In God We Trust

Obama's Official Snub of Thatcher Funeral Shows How Small He Is

 

IBDEditorials.com

Protocol: President Obama declined to send a high-level delegation to Wednesday's funeral of Britain's Margaret Thatcher. It's a measure of how little he values the special relationship — and a sign of his own smallness.

Back in more gracious times, vice presidents routinely attended funerals of foreign dignitaries. As such, the presence of Vice President Joe Biden — if not Obama himself — would seem fitting for as significant a U.S. ally as the late Prime Minister Thatcher, if not out of warmth of feeling, then simply to represent the U.S.' gratitude. Thatcher's uncompromising friendship with the U.S. helped to set off a free-market revolution, end the Cold War, and left the U.S. and U.K. the standard-bearers for freedom in the world — the very basis of the power Obama now enjoys.

But appallingly, not even Biden could be spared for the funeral of the most consequential British prime minister since Winston Churchill.

On Tuesday, the White House announced that gun control was a more pressing issue, so there'll be no high-level representation from the Obama administration at the funeral that will be attended by Queen Elizabeth.

Instead, an ex-ambassador, an embassy charge d'affaires and two respected former Secretaries of State from decades past will represent us.

That's a lower-level delegation than the one he sent to Caracas for the funeral of Venezuela's anti-American dictator Hugo Chavez last month, which saw a sitting congressman there to represent the U.S.
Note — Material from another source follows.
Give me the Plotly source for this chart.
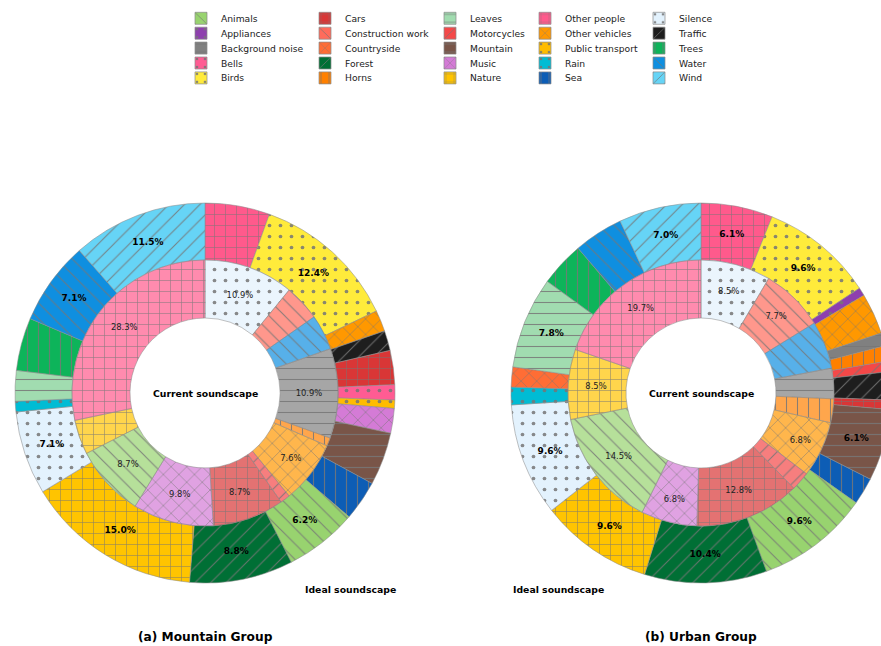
import plotly.graph_objects as go

# ---------------------------------------------------------------- data
categories = [
    "Animals", "Appliances", "Background noise", "Bells", "Birds",
    "Cars", "Construction work", "Countryside", "Forest", "Horns",
    "Leaves", "Motorcycles", "Mountain", "Music", "Nature",
    "Other people", "Other vehicles", "Public transport", "Rain", "Sea",
    "Silence", "Traffic", "Trees", "Water", "Wind",
]

# Mountain group: ideal (outer ring) and current (inner ring), in %
mountain_ideal_labels = [
    "Other people", "Birds", "Other vehicles", "Traffic", "Cars", "Bells",
    "Public transport", "Music", "Mountain", "Sea", "Animals", "Forest",
    "Nature", "Silence", "Rain", "Leaves", "Trees", "Water", "Wind",
]
mountain_ideal_values = [5.5, 12.4, 1.8, 1.7, 2.9, 1.3, 0.7, 2.1, 4.5, 3.4,
                         6.2, 8.8, 15.0, 7.1, 0.9, 2.6, 4.5, 7.1, 11.5]

mountain_current_labels = [
    "Silence", "Construction work", "Water", "Background noise", "Horns",
    "Other vehicles", "Motorcycles", "Cars", "Music", "Animals", "Nature",
    "Other people",
]
mountain_current_values = [10.9, 4.4, 4.3, 10.9, 1.0, 7.6, 1.2, 8.7, 9.8,
                           8.7, 4.2, 28.3]

# Urban group
urban_ideal_labels = [
    "Other people", "Birds", "Appliances", "Other vehicles",
    "Background noise", "Horns", "Motorcycles", "Traffic", "Cars",
    "Mountain", "Sea", "Animals", "Forest", "Nature", "Silence", "Rain",
    "Countryside", "Leaves", "Trees", "Water", "Wind",
]
urban_ideal_values = [6.1, 9.6, 0.7, 3.5, 1.1, 1.3, 0.9, 2.4, 0.8, 6.1, 2.3,
                      9.6, 10.4, 9.6, 9.6, 1.5, 1.7, 7.8, 3.8, 4.2, 7.0]

urban_current_labels = [
    "Silence", "Construction work", "Water", "Background noise", "Horns",
    "Other vehicles", "Motorcycles", "Cars", "Music", "Animals", "Nature",
    "Other people",
]
urban_current_values = [8.5, 7.7, 5.8, 3.7, 2.9, 6.8, 2.3, 12.8, 6.8, 14.5,
                        8.5, 19.7]

# ---------------------------------------------------------------- styles
COLORS = {
    "Animals": "#98D36F", "Appliances": "#8E3FAE", "Background noise": "#808080",
    "Bells": "#FF5C93", "Birds": "#FFEB3B", "Cars": "#D93636",
    "Construction work": "#FF6B5B", "Countryside": "#FF6D35", "Forest": "#006F35",
    "Horns": "#FF8000", "Leaves": "#A1DCB0", "Motorcycles": "#F44848",
    "Mountain": "#795548", "Music": "#D47BD6", "Nature": "#FFC400",
    "Other people": "#FF5A8C", "Other vehicles": "#FF9800",
    "Public transport": "#FFBC00", "Rain": "#00BCD4", "Sea": "#0D5DB5",
    "Silence": "#E3F2FD", "Traffic": "#1E1E1E", "Trees": "#0DB45A",
    "Water": "#0F8FE0", "Wind": "#66D4F6",
}
HATCH = {
    "Animals": "\\", "Appliances": ".", "Background noise": "-", "Bells": ".",
    "Birds": ".", "Cars": "+", "Construction work": "\\", "Countryside": "x",
    "Forest": "/", "Horns": "|", "Leaves": "-", "Motorcycles": "/",
    "Mountain": "-", "Music": "x", "Nature": "+", "Other people": "+",
    "Other vehicles": "x", "Public transport": ".", "Rain": ".", "Sea": "|",
    "Silence": ".", "Traffic": "/", "Trees": "|", "Water": "\\", "Wind": "/",
}

FONT = "DejaVu Sans"
W, H = 900, 646
HATCH_COLOR = "#767676"
EDGE = "rgba(140,140,140,0.9)"


def rgba(hex_color, alpha):
    h = hex_color.lstrip("#")
    r, g, b = int(h[0:2], 16), int(h[2:4], 16), int(h[4:6], 16)
    return f"rgba({r},{g},{b},{alpha})"


def solidity(shape):
    return 0.09 if shape == "." else 0.1


def domain(cx, cy, r):
    return dict(x=[(cx - r) / W, (cx + r) / W],
                y=[1 - (cy + r) / H, 1 - (cy - r) / H])


def ring(labels, values, dom, hole, alpha, bold):
    shapes = [HATCH[l] for l in labels]
    text = [f"{v:.1f}%" if v > 6 else "" for v in values]
    return go.Pie(
        labels=labels, values=values, sort=False, direction="clockwise",
        rotation=0, hole=hole, domain=dom, showlegend=False,
        marker=dict(
            colors=[rgba(COLORS[l], alpha) for l in labels],
            line=dict(color=EDGE, width=0.6),
            pattern=dict(shape=shapes, fillmode="overlay", fgcolor=HATCH_COLOR,
                         fgopacity=0.85, size=11,
                         solidity=[solidity(s) for s in shapes]),
        ),
        text=text, textinfo="text", textposition="inside",
        insidetextorientation="horizontal",
        textfont=dict(family=FONT, size=9 if bold else 8.4,
                      color="#000" if bold else "#222",
                      weight="bold" if bold else "normal"),
        hoverinfo="label+value",
    )


fig = go.Figure()

R_OUT, R_MID, R_HOLE = 190, 133, 75
centers = {"mountain": (205, 393), "urban": (701, 393)}

for key, ideal_l, ideal_v, cur_l, cur_v in [
    ("mountain", mountain_ideal_labels, mountain_ideal_values,
     mountain_current_labels, mountain_current_values),
    ("urban", urban_ideal_labels, urban_ideal_values,
     urban_current_labels, urban_current_values),
]:
    cx, cy = centers[key]
    fig.add_trace(ring(ideal_l, ideal_v, domain(cx, cy, R_OUT),
                       R_MID / R_OUT, 1.0, True))
    fig.add_trace(ring(cur_l, cur_v, domain(cx, cy, R_MID),
                       R_HOLE / R_MID, 0.7, False))

# ---------------------------------------------------------------- legend
# one single-entry legend per category, laid out column-major in 5 columns
col_x = [201, 325, 450, 545, 659]      # symbol centres
row_y = [18.3, 33.2, 48.1, 63.0, 77.9]
legends = {}
for i, cat in enumerate(categories):
    col, row = divmod(i, 5)
    name = "legend" if i == 0 else f"legend{i + 1}"
    shape = HATCH[cat]
    fig.add_trace(go.Bar(
        x=[None], y=[None], name=cat, legend=name, showlegend=True,
        marker=dict(color=COLORS[cat], line=dict(color=EDGE, width=0.8),
                    pattern=dict(shape=shape, fillmode="overlay",
                                 fgcolor=HATCH_COLOR, fgopacity=0.85, size=11,
                                 solidity=solidity(shape))),
        hoverinfo="skip",
    ))
    legends[name] = dict(
        x=(col_x[col] - 20) / W, y=1 - row_y[row] / H,
        xanchor="left", yanchor="middle", bgcolor="rgba(0,0,0,0)",
        borderwidth=0, font=dict(family=FONT, size=9.2, color="#222"),
        itemclick=False, itemdoubleclick=False,
    )

# ---------------------------------------------------------------- text
annotations = []
for key, title in [("mountain", "(a) Mountain Group"), ("urban", "(b) Urban Group")]:
    cx, cy = centers[key]
    annotations.append(dict(x=cx / W, y=1 - cy / H, text="<b>Current soundscape</b>",
                            showarrow=False, font=dict(family=FONT, size=9.3, color="#000")))
    annotations.append(dict(x=cx / W, y=1 - 637 / H, text=f"<b>{title}</b>",
                            showarrow=False, font=dict(family=FONT, size=12.2, color="#000")))
annotations.append(dict(x=350 / W, y=1 - 589 / H, text="<b>Ideal soundscape</b>",
                        showarrow=False, font=dict(family=FONT, size=9.3, color="#000")))
annotations.append(dict(x=558 / W, y=1 - 589 / H, text="<b>Ideal soundscape</b>",
                        showarrow=False, font=dict(family=FONT, size=9.3, color="#000")))
for a in annotations:
    a.update(xref="paper", yref="paper", xanchor="center", yanchor="middle")

fig.update_layout(
    width=W, height=H, margin=dict(l=0, r=0, t=0, b=0),
    paper_bgcolor="white", plot_bgcolor="white",
    font=dict(family=FONT),
    xaxis=dict(visible=False), yaxis=dict(visible=False),
    annotations=annotations,
    **legends,
)

fig.write_html(
    "out.html",
    post_script="document.documentElement.style.overflow='hidden';"
                "document.body.style.overflow='hidden';",
)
This snub shows Obama places partisan politics above leadership or statecraft.

His strange antipathy toward the British is well known — he insultingly returned the bust of Winston Churchill to the U.K. after it was loaned to the White House in friendship after 9/11, among many slights.

He also despises everything Thatcher stood for — free men and free markets — in favor of a socialistic state, based on both his policies and his past.

We also know he sympathizes with Occupy Wall Street radicals, whose U.K. counterparts are organizing ghoulish "celebrations" of Thatcher's death, a specter that has disgusted even punk rocker Johnny Rotten.

But a president ought to rise above his feelings to act as a statesman and represent the U.S. abroad.

Sadly, he can't. Thatcher was a giant of her time. In his pettiness, Obama is showing just how much he isn't.